Canada is a strong proponent of the system. On May 18, Prime Minister Stephen Harper and five senior cabinet ministers voiced their opposition to a growing move for a global bank tax, and an ECC system is one of many alternatives that have been proposed.
Finance Minister Jim Flaherty has previously pitched an ECC-based alternative and Julie Dickson, Canada's superintendent of financial institutions, recently called the proposal the best of numerous options on the table to regulate the global financial system.
Who is against it?
In the short term, it's a bad deal for shareholders and bondholders, as neither gets quite what they thought they were paying for. Bondholders become unwilling shareholders, and existing shareholders find their stakes in the bank watered down.
Still, for some it's better than the alternatives, which would likely be having the bank collapse under its own debt, or be bailed out by public funds.
Critics have also pointed out that there is nothing inherent in an ECC system that could 100 per cent eliminate bailouts. As Dickson conceded in an April speech pitching the plan, governments could indeed be called upon to ultimately bail out a sinking ship — just that taxpayer funds wouldn't be used until the ECC triggers have kicked in and all other options have been enacted.
There's also the worry that triggering a mass influx of new equity at depressed price levels could itself trigger a new run on the bank in question. A hypothetical $50 bank share which was priced back to $10 could find itself hammered once again once a flood of new shares priced at $5 were automatically thrown into the market.
That's exactly what happened with similar instruments known as "death spiral bonds" in Japan, because the trigger point can cause an already low stock price to drop further, which creates a vicious cycle of new triggers.
Does anyone else already use it?
Not in so many words. In addition to the Japanese securities mentioned earlier, an ECC system bears many similarities with so-called "CoCo bonds" (a shorthand for "contingent capital") which are hybrids of conventional debt and equity that fall between the two under accounting rules.

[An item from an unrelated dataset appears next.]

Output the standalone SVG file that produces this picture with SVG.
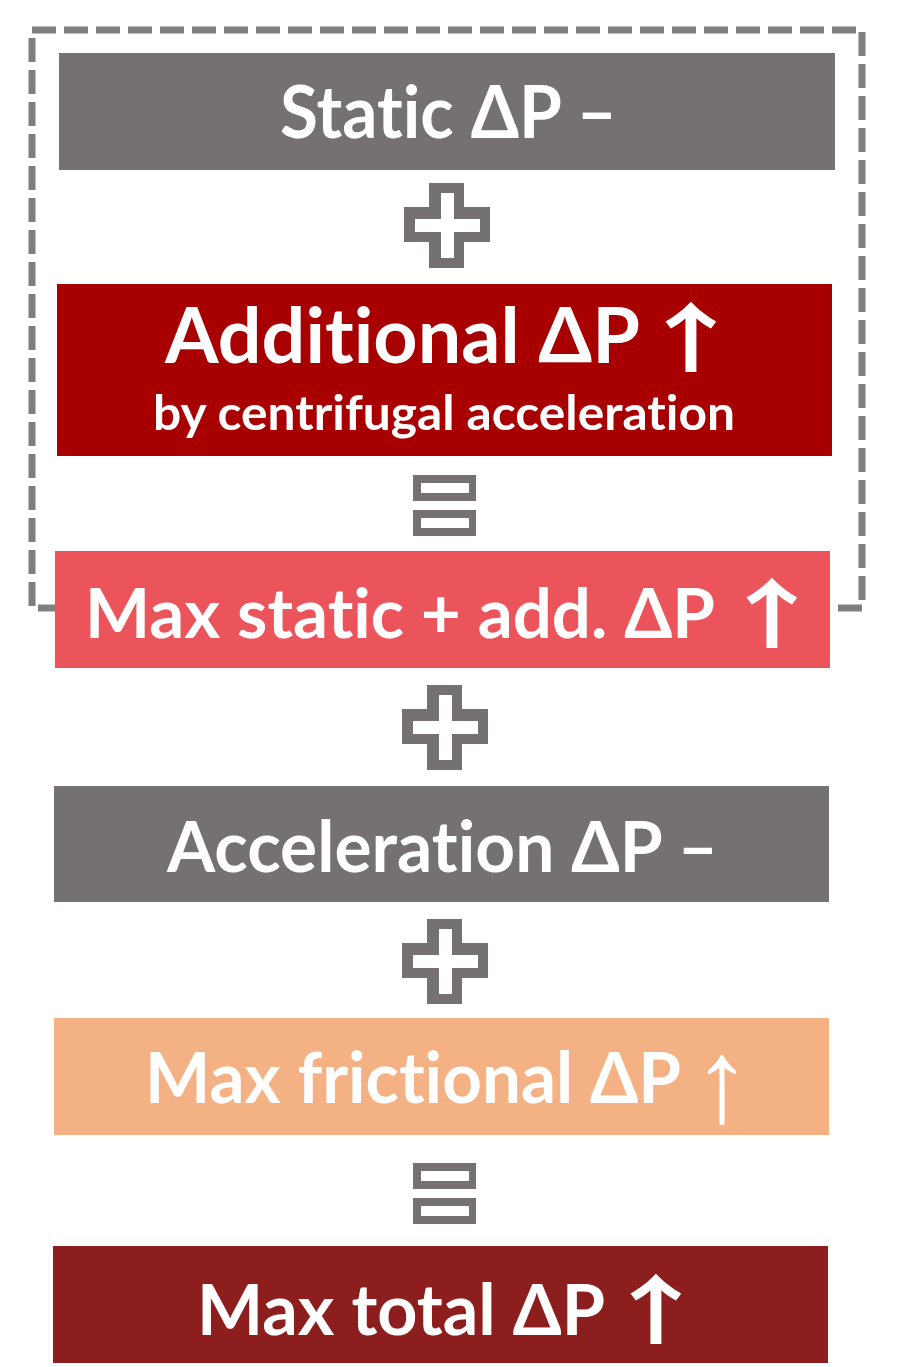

Many have urged caution on the recent proliferation of CoCo bonds, as investors tend to view them as bonds (to be repaid) while it's often beneficial for companies to view them as equity (which doesn't have to be repaid). Defunct investment bank Lehman Brothers was awash in CoCo bonds when it went under in 2008, for example.
There are also concerns about their sometimes murky trigger mechanisms. A recent Standard & Poor's report said CoCo bonds should only be considered one funding option for companies, and should never replace traditional forms of debt or equity.